Social media – the employee challenges and the steps to take

A look at a recent case in which an airline passenger was arrested after making a 'joke' threat on social media that he would blow up an airport.

Paul Stacey, an airline passenger frustrated at flight delays at Nottingham airport tweeted a ‘joke’ threat about “blowing you [the airport] sky high” if the delays were not resolved. If the remark had been made in private to a friend it is unlikely that any consequences would have flowed from it. However, it was posted on Twitter where it was viewed as a threat of terrorism. Mr Stacey was arrested, imprisoned, and lost two jobs before successfully appealing against his conviction.

The case demonstrates the drastic consequences of social media misuse, and acts as a warning to employers to protect their business from ill-conceived social media postings made by their employees.

Social media has revolutionised how we communicate, yet poses numerous challenges for many businesses whose policies were drafted before the advent of such technology.

The challenges include:

  • Potential reputational damage – caused by inappropriate/offensive comments;
  • Bullying and harassment – eg, cyber bullying of staff;
  • Breach of confidentiality – eg, referring to a client relationship or confidential deal on a professional networking site such as Linked In;
  • Blurring of the line between what happens ‘inside’ or ‘outside’ work; and
  • Employee ignorance of both the potential ‘reach’ and interpretation of their online comments.
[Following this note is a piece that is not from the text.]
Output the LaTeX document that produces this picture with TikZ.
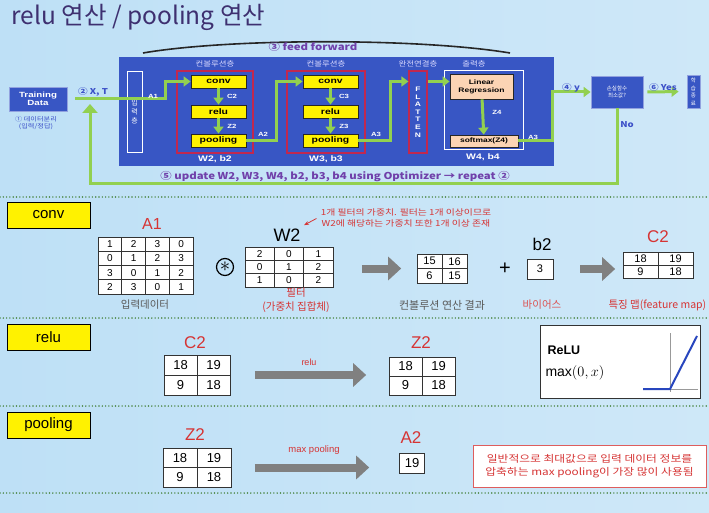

This is a developing area of law, and few cases have proceeded beyond first instance Tribunal decisions. However, the clear message from these cases suggests that an employer seeking to discipline employees for unacceptable use of social media must first make clear to employees the boundaries of acceptable and unacceptable online conduct.

The first step to tackling these problems would be to implement a social media policy which sets clear boundaries on acceptable use of social media. It should operate in conjunction with your existing policies, especially those on equality.

The next step is to train your staff following the roll-out of your new policy. Some staff may genuinely not appreciate the risks involved with social media, and it would be wise to stress to staff that the training is there to help them avoid landing in hot water as a result of their online comments.

Your training should at least cover the following points:

  1. You may wish to consider requiring all employees to remove any reference to their employer on any social networking sites (with the exception of ‘professional’ networking sites such as LinkedIn);
  2. Stress to your staff that once a comment is posted online it has a potentially global audience, they lose control over who reads it as it can be disseminated by their intended audience, and therefore where an inappropriate online comment is brought to your attention employees will not be allowed to claim that any online comments were intended to be ‘private’. The cases so far appear to support the view that the very nature of social media postings is that they are intended for an ‘audience’, therefore the poster waives any rights to private and family life under the Human Rights Act by virtue of having posted the comment online, regardless of the use of privacy settings;
  3. Make it clear that your policies on bullying, harassment, conduct, and particularly equality, apply outside of working hours. Any online comments of a discriminatory nature, or which could be deemed to bully, harass or humiliate another employee will attract the same disciplinary sanction as if they had been physically spoken in the workplace;
  4. “Common sense training”. Some staff may not appreciate that the irony or intended humour of a comment is lost when it simply appears typed on a screen. Advise them to think carefully before posting what they think may be a hilarious joke. Train staff to ask themselves “would you be happy reading this to an Employment Tribunal judge?” before posting; and
  5. Confidentiality. Advise staff to avoid naming any third parties on social networking sites such as Linked In.

Finally, it is worth bearing in mind that, in terms of profile and brand identity, social media has many potential benefits to your organisation if used correctly. You may want to consider actively encouraging employees to contribute to your company’s ‘official’ online presence. This may increase your employees’ understanding of company’s online brand and the need to protect its reputation, thereby providing the ‘carrot’ to accompany your new policy’s ‘stick’.